Pierre Curie, the exhibition co-curator, tells The Art Newspaper that almost all the works will come from public collections, “some of them not easy to visit, in Romania, for instance, but a few will also come from private collections.”
A statement says that the show “will present Botticelli in his role as a creative artist and also as a businessman and master known as a capobottega [workshop head]”. Botticelli will be presented as a "designer, the head of a major studio in Florence producing paintings, of course, but also drawings for embroideries, marquetry, prints and illuminations,” Curie adds.
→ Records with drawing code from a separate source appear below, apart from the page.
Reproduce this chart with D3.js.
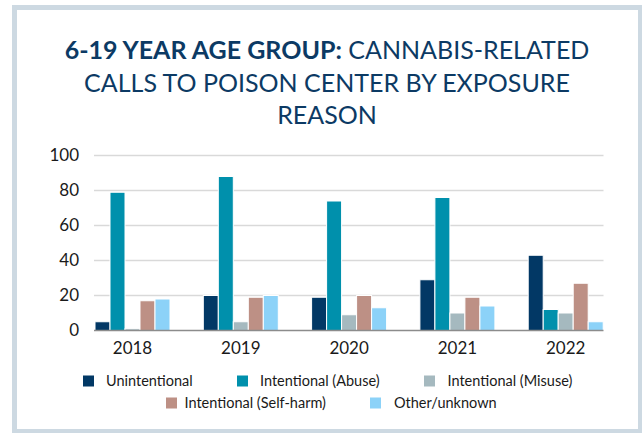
<!DOCTYPE html>
<html>
<head>
<meta charset="utf-8">
<script src="https://cdn.jsdelivr.net/npm/d3@7"></script>
<style>
  html, body { margin: 0; padding: 0; background: #ffffff; }
  svg { display: block; }
  text { font-family: Lato, "Open Sans", "Liberation Sans", sans-serif; }
</style>
</head>
<body>
<svg id="chart" width="642" height="433"></svg>
<script>
// Calls by exposure reason, ages 6-19
const years = ["2018", "2019", "2020", "2021", "2022"];
const seriesNames = ["Unintentional", "Intentional (Abuse)", "Intentional (Misuse)", "Intentional (Self-harm)", "Other/unknown"];
const unintentional = [5, 20, 19, 29, 43];
const abuse = [79, 88, 74, 76, 12];
const misuse = [1, 5, 9, 10, 10];
const selfHarm = [17, 19, 20, 19, 27];
const otherUnknown = [18, 20, 13, 14, 5];
const yTicks = [0, 20, 40, 60, 80, 100];
const colors = ["#023865", "#0090ac", "#a5b9bf", "#bd9085", "#8cd2f8"];

const seriesValues = [unintentional, abuse, misuse, selfHarm, otherUnknown];

const svg = d3.select("#chart");

// outer frame
svg.append("rect")
  .attr("x", 14.5).attr("y", 7.5)
  .attr("width", 626).attr("height", 424)
  .attr("fill", "#ffffff")
  .attr("stroke", "#cdd9e2")
  .attr("stroke-width", 5);

// title
const title = svg.append("text")
  .attr("text-anchor", "middle")
  .attr("fill", "#0c3a64")
  .attr("font-size", 25);
const t1 = title.append("tspan").attr("x", 327).attr("y", 59);
t1.append("tspan").attr("font-weight", 700).text("6-19 YEAR AGE GROUP:");
t1.append("tspan").text(" CANNABIS-RELATED");
title.append("tspan").attr("x", 327).attr("y", 91.5).text("CALLS TO POISON CENTER BY EXPOSURE");
title.append("tspan").attr("x", 327).attr("y", 124).text("REASON");

// scales
const x = d3.scaleBand().domain(years).range([78.35, 619.85]).paddingInner(0.3075).paddingOuter(0.15375);
const xs = d3.scaleBand().domain(seriesNames).range([0, x.bandwidth()]).padding(0);
const y = d3.scaleLinear().domain([0, 100]).range([330.5, 155.5]);
const gridX0 = 94, gridX1 = 603.5;

// gridlines
svg.append("g").selectAll("line")
  .data(yTicks.filter(d => d > 0))
  .join("line")
  .attr("x1", gridX0).attr("x2", gridX1)
  .attr("y1", d => y(d)).attr("y2", d => y(d))
  .attr("stroke", "#d9d9d9").attr("stroke-width", 1.5);

// y axis labels
const yAxis = svg.append("g")
  .attr("transform", `translate(${gridX0},0)`)
  .call(d3.axisLeft(y).tickValues(yTicks).tickSize(0).tickPadding(15));
yAxis.select(".domain").remove();
yAxis.selectAll("text")
  .attr("font-family", "Lato, 'Open Sans', sans-serif")
  .attr("font-size", 17).attr("fill", "#1a1a1a");

// bars
const groups = svg.append("g").selectAll("g")
  .data(years)
  .join("g")
  .attr("transform", d => `translate(${x(d)},0)`);

groups.selectAll("rect")
  .data((yr, i) => seriesNames.map((s, j) => ({ s, v: seriesValues[j][i], c: colors[j] })))
  .join("rect")
  .attr("x", d => xs(d.s))
  .attr("width", xs.bandwidth())
  .attr("y", d => y(d.v))
  .attr("height", d => y(0) - y(d.v))
  .attr("fill", d => d.c)
  .attr("stroke", "#ffffff")
  .attr("stroke-width", 1);

// baseline
svg.append("line")
  .attr("x1", gridX0).attr("x2", gridX1)
  .attr("y1", y(0)).attr("y2", y(0))
  .attr("stroke", "#8c8c8c").attr("stroke-width", 1.5);

// x axis labels
const xAxis = svg.append("g")
  .attr("transform", `translate(0,${y(0)})`)
  .call(d3.axisBottom(x).tickSize(0).tickPadding(11));
xAxis.select(".domain").remove();
xAxis.selectAll("text")
  .attr("font-family", "Lato, 'Open Sans', sans-serif")
  .attr("font-size", 17).attr("fill", "#1a1a1a");

// legend
const legendItems = [
  { i: 0, sx: 83, tx: 106, y: 381 },
  { i: 1, sx: 237, tx: 260, y: 381 },
  { i: 2, sx: 424, tx: 447.5, y: 381 },
  { i: 3, sx: 166, tx: 184.5, y: 403 },
  { i: 4, sx: 370, tx: 394, y: 403 }
];
const legend = svg.append("g").selectAll("g")
  .data(legendItems)
  .join("g");
legend.append("rect")
  .attr("x", d => d.sx).attr("y", d => d.y - 5.5)
  .attr("width", 11).attr("height", 11)
  .attr("fill", d => colors[d.i]);
legend.append("text")
  .attr("x", d => d.tx).attr("y", d => d.y)
  .attr("dy", "0.35em")
  .attr("font-size", 14.5).attr("fill", "#1a1a1a")
  .text(d => seriesNames[d.i]);
</script>
</body>
</html>
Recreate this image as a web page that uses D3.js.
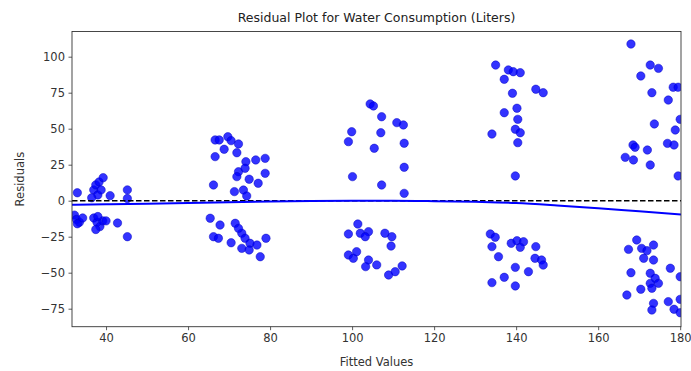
<!DOCTYPE html>
<html>
<head>
<meta charset="utf-8">
<script src="https://cdn.jsdelivr.net/npm/d3@7"></script>
<style>
  html, body { margin: 0; padding: 0; background: #fff; }
  svg { display: block; font-family: "DejaVu Sans", sans-serif; }
</style>
</head>
<body>
<div id="chart"></div>
<script>
// ---- data ----
const fittedValues = [
  // cluster ~38
  33.0, 37.0, 37.5, 38.3, 39.3, 38.0, 38.8, 41.0, 45.2, 45.2, 36.5,
  32.3, 32.8, 33.5, 34.3, 33.0, 37.0, 37.8, 38.5, 39.2, 37.5, 40.0, 42.8, 45.2, 38.0,
  // cluster ~72
  66.6, 67.6, 69.7, 70.5, 68.8, 72.3, 71.9, 66.6, 74.1, 76.5, 78.8, 72.3, 73.9, 78.8,
  71.9, 74.9, 77.1, 66.2, 71.3, 73.5, 74.3,
  65.4, 67.8, 71.5, 66.2, 67.4, 70.5, 73.1, 73.9, 75.1, 73.1, 74.9, 76.8, 79.0, 77.6, 72.3,
  // cluster ~105
  104.4, 105.2, 107.2, 110.9, 112.5, 99.9, 99.1, 107.0, 105.4, 112.7, 112.7, 100.1, 107.2, 112.7,
  101.4, 99.1, 102.0, 104.0, 103.2, 108.0, 109.7, 109.5, 99.1, 100.3, 101.1, 104.0, 103.3,
  106.0, 108.9, 110.5, 112.2,
  // cluster ~140
  135.0, 138.1, 139.3, 141.0, 137.1, 144.8, 146.6, 139.1, 140.2, 137.1, 140.4, 139.8, 141.0,
  134.1, 140.4, 139.8,
  133.7, 134.9, 134.1, 135.7, 138.8, 140.2, 141.8, 141.0, 144.8, 144.6, 146.2, 146.6, 139.8,
  143.0, 137.1, 134.1, 139.8,
  // cluster ~173
  168.0, 172.7, 174.7, 170.4, 178.3, 179.5, 173.1, 177.1, 180.0, 173.7, 178.8, 168.5, 169.0,
  172.0, 176.9, 178.5, 166.6, 168.6, 172.7, 179.5,
  169.4, 167.4, 170.6, 171.9, 173.5, 171.1, 173.5, 177.6, 168.0, 172.7, 173.9, 172.7, 174.7,
  173.1, 170.4, 180.0, 167.0, 173.5, 177.1, 173.1, 178.5, 180.0, 180.0
];
const residuals = [
  5.5, 7.5, 11.0, 13.0, 16.0, 4.0, 7.5, 3.5, 7.5, 1.5, 2.0,
  -10.0, -13.0, -15.0, -12.0, -16.0, -12.0, -15.0, -18.0, -14.0, -20.0, -14.0, -15.5, -25.0, -11.0,
  42.2, 42.2, 44.4, 41.7, 35.7, 39.4, 33.3, 30.6, 27.1, 28.3, 29.4, 20.1, 22.5, 19.0,
  16.7, 14.9, 12.1, 10.9, 6.3, 7.4, 3.3,
  -12.2, -16.9, -15.7, -25.0, -26.1, -29.2, -22.6, -26.1, -29.6, -33.1, -34.2, -30.8, -26.1, -38.9, -19.2,
  67.2, 65.8, 58.3, 54.2, 52.6, 47.9, 41.0, 47.2, 36.4, 39.9, 23.2, 16.7, 10.9, 5.1,
  -16.2, -23.1, -22.6, -21.5, -25.0, -22.6, -25.0, -31.5, -37.7, -40.0, -35.4, -41.2, -45.8,
  -44.6, -51.6, -49.3, -45.3,
  94.2, 90.8, 89.6, 88.9, 84.3, 77.4, 75.0, 74.6, 64.2, 61.1, 56.5, 49.6, 47.2,
  46.3, 40.3, 17.2,
  -23.1, -25.4, -31.9, -38.9, -29.6, -27.8, -28.5, -32.4, -31.9, -40.0, -41.2, -44.7, -46.3,
  -49.3, -53.2, -56.9, -59.2,
  108.8, 94.2, 91.9, 86.6, 78.8, 78.8, 75.0, 69.9, 56.5, 53.3, 49.1, 38.7, 37.1,
  35.2, 39.8, 38.7, 30.1, 28.3, 24.8, 17.2,
  -27.3, -33.8, -33.1, -34.7, -30.8, -40.0, -41.2, -46.9, -50.0, -50.4, -53.9, -57.4, -57.4,
  -60.8, -61.5, -52.8, -65.5, -71.3, -70.1, -75.9, -75.4, -77.8, -68.5
];
// lowess smoother through the residuals
const lowessX = [31.7, 40, 50, 60, 70, 80, 90, 100, 110, 120, 130, 140, 150, 160, 170, 180.2];
const lowessY = [-2.8, -2.5, -2.1, -1.6, -1.1, -0.6, -0.2, 0.0, 0.0, -0.3, -0.8, -1.6, -3.3, -5.3, -7.4, -9.5];

const xTicks = [40, 60, 80, 100, 120, 140, 160, 180];
const yTicks = [-75, -50, -25, 0, 25, 50, 75, 100];

const titleText = "Residual Plot for Water Consumption (Liters)";
const xLabel = "Fitted Values";
const yLabel = "Residuals";

// ---- layout ----
const W = 691, H = 371;
const m = { left: 72, right: 10, top: 31.5, bottom: 44.3 };
const iw = W - m.left - m.right, ih = H - m.top - m.bottom;

const svg = d3.select("#chart").append("svg").attr("width", W).attr("height", H);

const x = d3.scaleLinear().domain([31.7, 180.2]).range([0, iw]);
const y = d3.scaleLinear().domain([-87.5, 117.5]).range([ih, 0]);

const g = svg.append("g").attr("transform", `translate(${m.left},${m.top})`);

g.append("clipPath").attr("id", "clip")
  .append("rect").attr("width", iw).attr("height", ih);

const plot = g.append("g").attr("clip-path", "url(#clip)");

// points
const pts = fittedValues.map((v, i) => ({ x: v, y: residuals[i] }));
plot.selectAll("circle").data(pts).enter().append("circle")
  .attr("cx", d => x(d.x)).attr("cy", d => y(d.y)).attr("r", 4.2)
  .attr("fill", "#0000ff").attr("fill-opacity", 0.8)
  .attr("stroke", "#0000c0").attr("stroke-opacity", 0.8).attr("stroke-width", 0.6);

// zero line
plot.append("line")
  .attr("x1", 0).attr("x2", iw).attr("y1", y(0)).attr("y2", y(0))
  .attr("stroke", "#000").attr("stroke-width", 1.5).attr("stroke-dasharray", "5.5,2.5");

// lowess line
const lw = lowessX.map((v, i) => [v, lowessY[i]]);
plot.append("path").datum(lw)
  .attr("fill", "none").attr("stroke", "#0000ff").attr("stroke-width", 2)
  .attr("d", d3.line().x(d => x(d[0])).y(d => y(d[1])).curve(d3.curveMonotoneX));

// axes
const xAxis = g.append("g").attr("transform", `translate(0,${ih})`)
  .call(d3.axisBottom(x).tickValues(xTicks).tickSize(3.5).tickPadding(3.5).tickFormat(d3.format("d")));
const yAxis = g.append("g")
  .call(d3.axisLeft(y).tickValues(yTicks).tickSize(3.5).tickPadding(3.5)
    .tickFormat(d => d < 0 ? "\u2212" + Math.abs(d) : d));
[xAxis, yAxis].forEach(a => {
  a.select(".domain").remove();
  a.selectAll("line").attr("stroke", "#333").attr("stroke-width", 0.8);
  a.selectAll("text").attr("fill", "#333").style("font-size", "11.5px")
    .style("font-family", "'DejaVu Sans', sans-serif");
});

// spines
g.append("rect").attr("width", iw).attr("height", ih)
  .attr("fill", "none").attr("stroke", "#333").attr("stroke-width", 0.9);

// title & labels
svg.append("text").attr("x", m.left + iw / 2).attr("y", 22)
  .attr("text-anchor", "middle").attr("fill", "#222")
  .style("font-size", "12.5px").text(titleText);
svg.append("text").attr("x", m.left + iw / 2).attr("y", 366)
  .attr("text-anchor", "middle").attr("fill", "#333")
  .style("font-size", "11.5px").text(xLabel);
svg.append("text").attr("transform", `translate(24,${m.top + ih / 2}) rotate(-90)`)
  .attr("text-anchor", "middle").attr("fill", "#333")
  .style("font-size", "11.5px").text(yLabel);
</script>
</body>
</html>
The exhibition will demonstrate how the artist alternated between the production of one-off paintings and works produced in series often by his many assistants, reflecting how his studio was transformed into a laboratory of ideas and training centre characteristic of the Italian Renaissance, say the organisers. Works by other leading 15th-century artists such as Verrocchio and Fra Filippo Lippi will be included.
The Botticelli expert Laurence Kanter, the chief curator at Yale University Art Gallery in New Haven, Connecticut, tells The Art Newspaper that “it is inevitable that any Botticelli exhibition will cover new ground and equally inevitable that no two scholars will be willing to agree on the interpretive results. The promise that this show might investigate Botticelli’s studio practice is very promising indeed.”
The show is certainly timely: a portrait of a Young Man Holding a Roundel (around 1470-80) by Botticelli is to be auctioned in New York in January, when it is estimated to sell for more than $80m during Sotheby's Masters Week series of sales.
The exhibition at the Musée Jacquemart-André is organised by Culturespaces, an independent company based in Paris. The company is a rare private player in the French cultural sector, managing sites on behalf of public institutions including the Roman amphitheatre in Nimes.